A. The `auto-generated` Flag

The auto-generated flag is a technical debt marker. Pages marked true are treated as low-confidence stubs. Setting this to false is a declaration that the content has been rigorously overhauled to meet the high-density standards defined in GEMINI.md.

III. Verification Metadata (The Confidence Protocol)

Agents need to know the provenance and freshness of information. Wikantik uses the following fields to track verification:

verified_at: ISO-8601 timestamp of the last manual audit.
verified_by: The login name of the human verifier.
confidence: authoritative | provisional | stale.
- Authoritative: Verified by a trusted expert within the last 90 days.
- Provisional: High-quality but requires final audit.
- Stale: Content is >180 days old without a re-verification.

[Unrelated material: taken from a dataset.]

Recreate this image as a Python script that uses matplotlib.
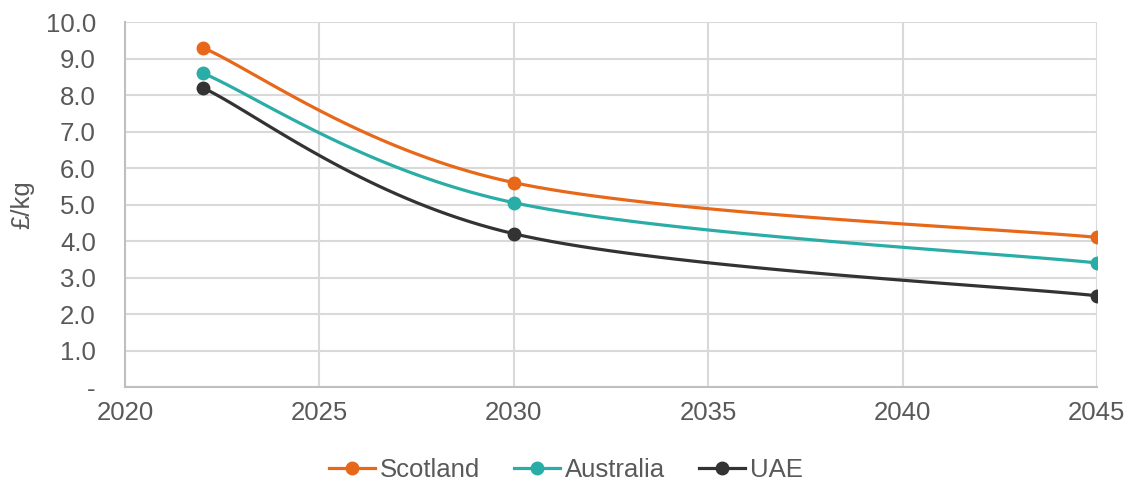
import numpy as np
import matplotlib.pyplot as plt

plt.rcParams['font.family'] = ['Liberation Sans', 'DejaVu Sans']

years = [2022, 2030, 2045]
scotland = [9.3, 5.6, 4.1]
australia = [8.6, 5.05, 3.4]
uae = [8.2, 4.2, 2.5]

series = [
    ('Scotland', scotland, '#E8681A'),
    ('Australia', australia, '#2AADA6'),
    ('UAE', uae, '#333333'),
]


def smooth(ax, xs, ys, n=40):
    # spreadsheet-style smoothed line: cubic bezier through the points,
    # control points taken from neighbours (tension 1/6) in screen space
    pts = ax.transData.transform(np.column_stack([xs, ys]))
    out = [pts[0]]
    for i in range(len(pts) - 1):
        p0 = pts[max(i - 1, 0)]
        p1 = pts[i]
        p2 = pts[i + 1]
        p3 = pts[min(i + 2, len(pts) - 1)]
        c1 = p1 + (p2 - p0) / 6
        c2 = p2 - (p3 - p1) / 6
        t = np.linspace(0, 1, n)[1:, None]
        seg = ((1 - t) ** 3 * p1 + 3 * (1 - t) ** 2 * t * c1
               + 3 * (1 - t) * t ** 2 * c2 + t ** 3 * p2)
        out.extend(seg)
    data = ax.transData.inverted().transform(np.array(out))
    return data[:, 0], data[:, 1]


fig = plt.figure(figsize=(11.32, 4.86), dpi=100)
ax = fig.add_axes([0.1104, 0.2037, 0.8586, 0.751])
ax.set_xlim(2020, 2045)
ax.set_ylim(0, 10)

for name, vals, col in series:
    sx, sy = smooth(ax, years, vals)
    ax.plot(sx, sy, color=col, lw=2.3, solid_capstyle='round', zorder=3)
    ax.plot(years, vals, 'o', color=col, ms=9, zorder=4)
    ax.plot([], [], '-o', color=col, lw=2.3, ms=9, label=name)

ax.set_xticks(range(2020, 2046, 5))
ax.set_yticks(np.arange(0, 10.1, 1))
ax.set_yticklabels(['-'] + [f'{v:.1f}' for v in np.arange(1, 10.1, 1)])
ax.grid(True, color='#D9D9D9', lw=1.5)
ax.set_axisbelow(True)
for s in ['top', 'right']:
    ax.spines[s].set_visible(False)
for s in ['left', 'bottom']:
    ax.spines[s].set_color('#BFBFBF')
    ax.spines[s].set_linewidth(1.5)
ax.tick_params(length=0, labelsize=18.5, labelcolor='#595959')
ax.tick_params(axis='x', pad=10)
ax.tick_params(axis='y', pad=21)
ax.set_ylabel('£/kg', fontsize=18.5, color='#595959', labelpad=8)

fig.legend(*ax.get_legend_handles_labels(), loc='center',
           bbox_to_anchor=(0.5, 0.033), ncol=3, frameon=False,
           fontsize=18.5, labelcolor='#595959', handlelength=1.8,
           handletextpad=0.2, columnspacing=1.3, borderpad=0)

fig.savefig('out.png', dpi=100)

IV. Design for RAG (Retrieval-Augmented Generation)

To be "RAG-ready," content must be optimized for chunking and embedding.

A. High-Density Headers

Use descriptive, noun-heavy headers (e.g., "II. The Multivariable Calculus of Backpropagation" instead of "How it works"). This provides clear semantic signals to the embedding model.

B. Explicit Citations

When referencing other pages, use the format [LinkText](PageName). For external authoritative sources, provide full URLs and context. Agents use these links to build the "Knowledge Graph" during traversal.

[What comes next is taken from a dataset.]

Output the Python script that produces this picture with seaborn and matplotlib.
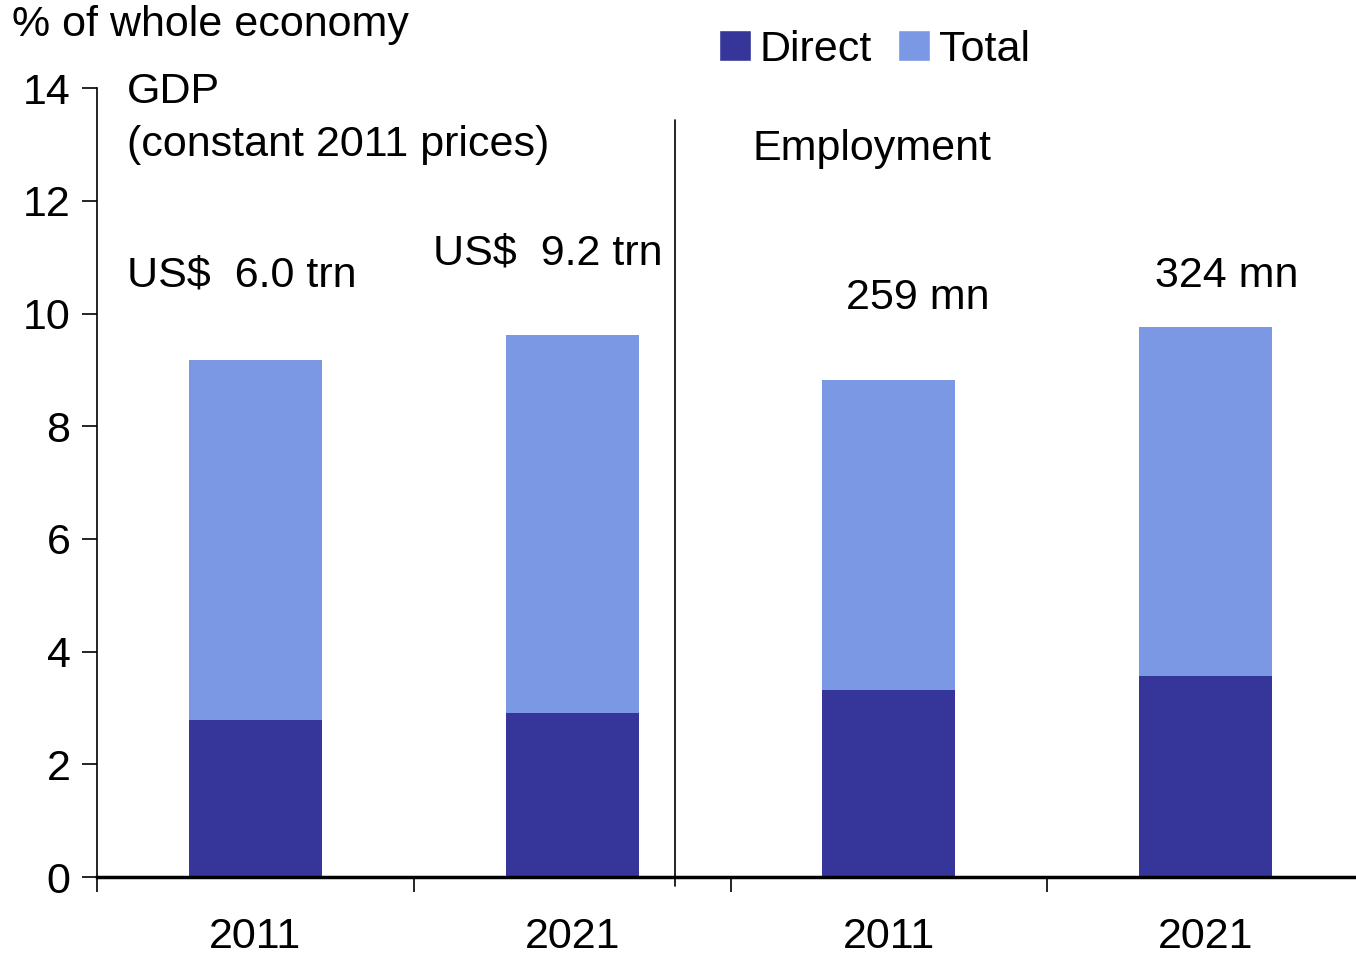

C. The `runbook` Page Type

Runbooks are a specialized type for procedural content. They must include a runbook: block in the frontmatter:

when_to_use: Specific triggers for the procedure.
steps: An ordered list of atomic actions.
pitfalls: Common failure modes and mitigations.

V. Verification Workflow

Before a page is considered "Agent-Grade," it must pass the following check:

Syntactic Check: Valid YAML and CommonMark.
Semantic Check: Summary matches body content; tags are relevant.
Identity Check: canonical_id is present and unique.
Audit: Use the mark_page_verified tool to stamp the metadata.

Phase 7 — Derived agent hints + agent batch reads (2026-05-10)

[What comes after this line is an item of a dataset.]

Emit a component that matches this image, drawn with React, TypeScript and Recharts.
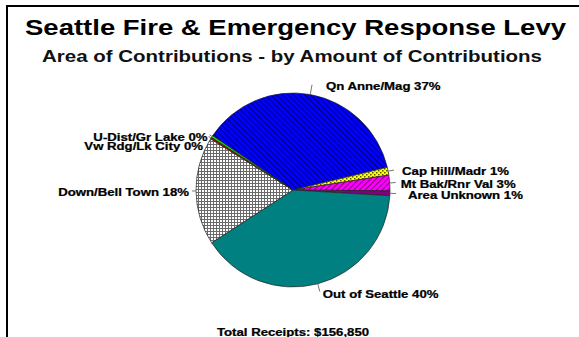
import React from "react";
import { PieChart, Pie, Cell } from "recharts";

const areas = [
  "Qn Anne/Mag",
  "Cap Hill/Madr",
  "Mt Bak/Rnr Val",
  "Area Unknown",
  "Out of Seattle",
  "Down/Bell Town",
  "Vw Rdg/Lk City",
  "U-Dist/Gr Lake",
];
const shares = [36.8, 1.3, 2.6, 0.8, 39.9, 18.0, 0.3, 0.3];
const fills = [
  "url(#hatchBlue)",
  "url(#dotYellow)",
  "url(#hatchMagenta)",
  "#800080",
  "#008080",
  "url(#gridGray)",
  "#c00000",
  "#00ff00",
];
const title = "Seattle Fire & Emergency Response Levy";
const subtitle = "Area of Contributions - by Amount of Contributions";
const totalLabel = "Total Receipts: $156,850";

// Excel-style label placement: leader length, then text offset from its end
const labelNudge: Record<string, { len: number; dx: number; dy: number }> = {
  "Qn Anne/Mag": { len: 10, dx: 14, dy: 2 },
  "Cap Hill/Madr": { len: 6, dx: 8, dy: 1 },
  "Mt Bak/Rnr Val": { len: 6, dx: 5, dy: 2 },
  "Area Unknown": { len: 6, dx: 12, dy: 2 },
  "Out of Seattle": { len: 8, dx: 3, dy: 2.5 },
  "Down/Bell Town": { len: 4, dx: -3, dy: 1 },
  "Vw Rdg/Lk City": { len: 3, dx: -5.6, dy: 9.7 },
  "U-Dist/Gr Lake": { len: 3, dx: -2, dy: 3 },
};

const FONT = "'Liberation Sans', Arial, sans-serif";
const RAD = Math.PI / 180;

function renderLabel(props: any) {
  const { cx, cy, midAngle, outerRadius, percent, name } = props;
  const n = labelNudge[name] || { len: 8, dx: 0, dy: 0 };
  const cos = Math.cos(-midAngle * RAD);
  const sin = Math.sin(-midAngle * RAD);
  const x0 = cx + outerRadius * cos;
  const y0 = cy + outerRadius * sin;
  const x1 = cx + (outerRadius + n.len) * cos;
  const y1 = cy + (outerRadius + n.len) * sin;
  const anchor = cos >= 0 ? "start" : "end";
  return (
    <g key={name}>
      <line x1={x0} y1={y0} x2={x1} y2={y1} stroke="#777" strokeWidth={1} />
      <text
        x={0}
        y={0}
        transform={`translate(${x1 + n.dx} ${y1 + n.dy}) scale(1.2 1)`}
        textAnchor={anchor}
        dominantBaseline="central"
        fontFamily={FONT}
        fontWeight="bold"
        fontSize={11}
        fill="#000"
        stroke="#000"
        strokeWidth={0.25}
      >
        {`${name} ${Math.round(percent * 100)}%`}
      </text>
    </g>
  );
}

export default function App() {
  const data = areas.map((name, i) => ({ name, value: shares[i] }));
  return (
    <div
      style={{
        position: "absolute",
        left: 0,
        top: 0,
        width: 579,
        height: 337,
        overflow: "hidden",
        background: "#fff",
      }}
    >
      <svg width={0} height={0} style={{ position: "absolute" }}>
        <defs>
          <pattern id="hatchBlue" width="4" height="4" patternUnits="userSpaceOnUse" patternTransform="rotate(-45)">
            <rect width="4" height="4" fill="#0000ff" />
            <line x1="0.5" y1="0" x2="0.5" y2="4" stroke="#00007a" strokeWidth="1" />
          </pattern>
          <pattern id="hatchMagenta" width="4" height="4" patternUnits="userSpaceOnUse" patternTransform="rotate(45)">
            <rect width="4" height="4" fill="#ff00ff" />
            <line x1="0.5" y1="0" x2="0.5" y2="4" stroke="#800080" strokeWidth="1.2" />
          </pattern>
          <pattern id="dotYellow" width="4" height="4" patternUnits="userSpaceOnUse">
            <rect width="4" height="4" fill="#ffff00" />
            <rect x="0" y="0" width="1.5" height="1.5" fill="#555500" />
            <rect x="2" y="2" width="1.5" height="1.5" fill="#555500" />
          </pattern>
          <pattern id="gridGray" width="3" height="3" patternUnits="userSpaceOnUse">
            <rect width="3" height="3" fill="#ffffff" />
            <line x1="0.5" y1="0" x2="0.5" y2="3" stroke="#6a6a6a" strokeWidth="1" />
            <line x1="0" y1="0.5" x2="3" y2="0.5" stroke="#6a6a6a" strokeWidth="1" />
          </pattern>
        </defs>
      </svg>
      <PieChart width={579} height={337} margin={{ top: 0, right: 0, bottom: 0, left: 0 }}>
        <Pie
          data={data}
          dataKey="value"
          nameKey="name"
          cx={293}
          cy={190}
          outerRadius={97}
          startAngle={146}
          endAngle={-214}
          label={renderLabel}
          labelLine={false}
          isAnimationActive={false}
        >
          {data.map((d, i) => (
            <Cell key={d.name} fill={fills[i]} stroke="#222" strokeWidth={0.7} />
          ))}
        </Pie>
      </PieChart>
      <svg
        width={579}
        height={337}
        style={{ position: "absolute", left: 0, top: 0, pointerEvents: "none" }}
      >
        <line x1={7} y1={5} x2={7} y2={337} stroke="#000" strokeWidth={2} />
        <line x1={6} y1={6} x2={579} y2={6} stroke="#000" strokeWidth={2} />
        <text
          x={25}
          y={35}
          textLength={541}
          lengthAdjust="spacingAndGlyphs"
          fontFamily={FONT}
          fontWeight="bold"
          fontSize={22}
          fill="#000"
        >
          {title}
        </text>
        <text
          x={42}
          y={62}
          textLength={500}
          lengthAdjust="spacingAndGlyphs"
          fontFamily={FONT}
          fontWeight="bold"
          fontSize={17}
          fill="#111"
        >
          {subtitle}
        </text>
        <text
          x={0}
          y={0}
          transform="translate(293 336) scale(1.2 1)"
          textAnchor="middle"
          fontFamily={FONT}
          fontWeight="bold"
          fontSize={11}
          fill="#000"
          stroke="#000"
          strokeWidth={0.25}
        >
          {totalLabel}
        </text>
      </svg>
    </div>
  );
}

Tuning of the agent surface based on external-agent feedback (Gemini's report on the discovery → action gap and per-page read tax). Four deliverables landed in one spec:

Derived agent_hints on /for-agent — new projection field with prefer_tools (ranked from McpToolHintsResolver across the page + cluster hub) and prefer_pages (cluster hub + intra-cluster wikilink centrality, with a 1.5× bonus for verified-authoritative pages). Computed at projection time by AgentHintsDeriver — zero author burden. The original temptation was an authored agent_hints: frontmatter block (mirroring runbook:), but author burden was judged too high for adoption.
Hub summary overlay — when an authored hub summary matches (?i)^\s*(an?\s+)?index of (pages?|articles?|content)\s+(on|about|covering|for)\b, HubSummarySynthesizer overlays a Top-3 highlight built from the derived prefer_pages. Read-only — never writes back to the page body. Signalled to consumers via summary_synthesized: true.
read_pages MCP tool on /knowledge-mcp — batched raw-markdown reads (cap 20). Per-page failures (not_found, internal_error) come back as data on a 200 response; only input validation fails the call. Removes the per-page read tax for cluster-spanning research.
/admin/agent-grade-audit weak-signal report — operator surface listing pages flagged by no_cluster, no_inbound_cluster_links (non-hubs only), generic_hub_summary, no_verified_at, or stale_verification. Sorted by flag count then canonical_id. The schema-burden alternative (mandatory frontmatter) was rejected; this audit is the operator's compensating tool to find pages worth manual improvement.

Three Prometheus counters land alongside: wikantik_agent_hints_derivation_failures_total, wikantik_hub_summary_synthesis_total, wikantik_read_pages_partial_failures_total{reason}.

Spec: docs/superpowers/specs/2026-05-10-derived-agent-hints-design.md. Implementation plan: docs/superpowers/plans/2026-05-10-derived-agent-hints.md.

Conclusion: The Goal of Structural Integrity

The Structural Spine is not just about formatting; it is about Epistemic Reliability. By adhering to these standards, we ensure that Wikantik remains a high-trust repository where agents can navigate complex technical landscapes without hallucinating or losing context.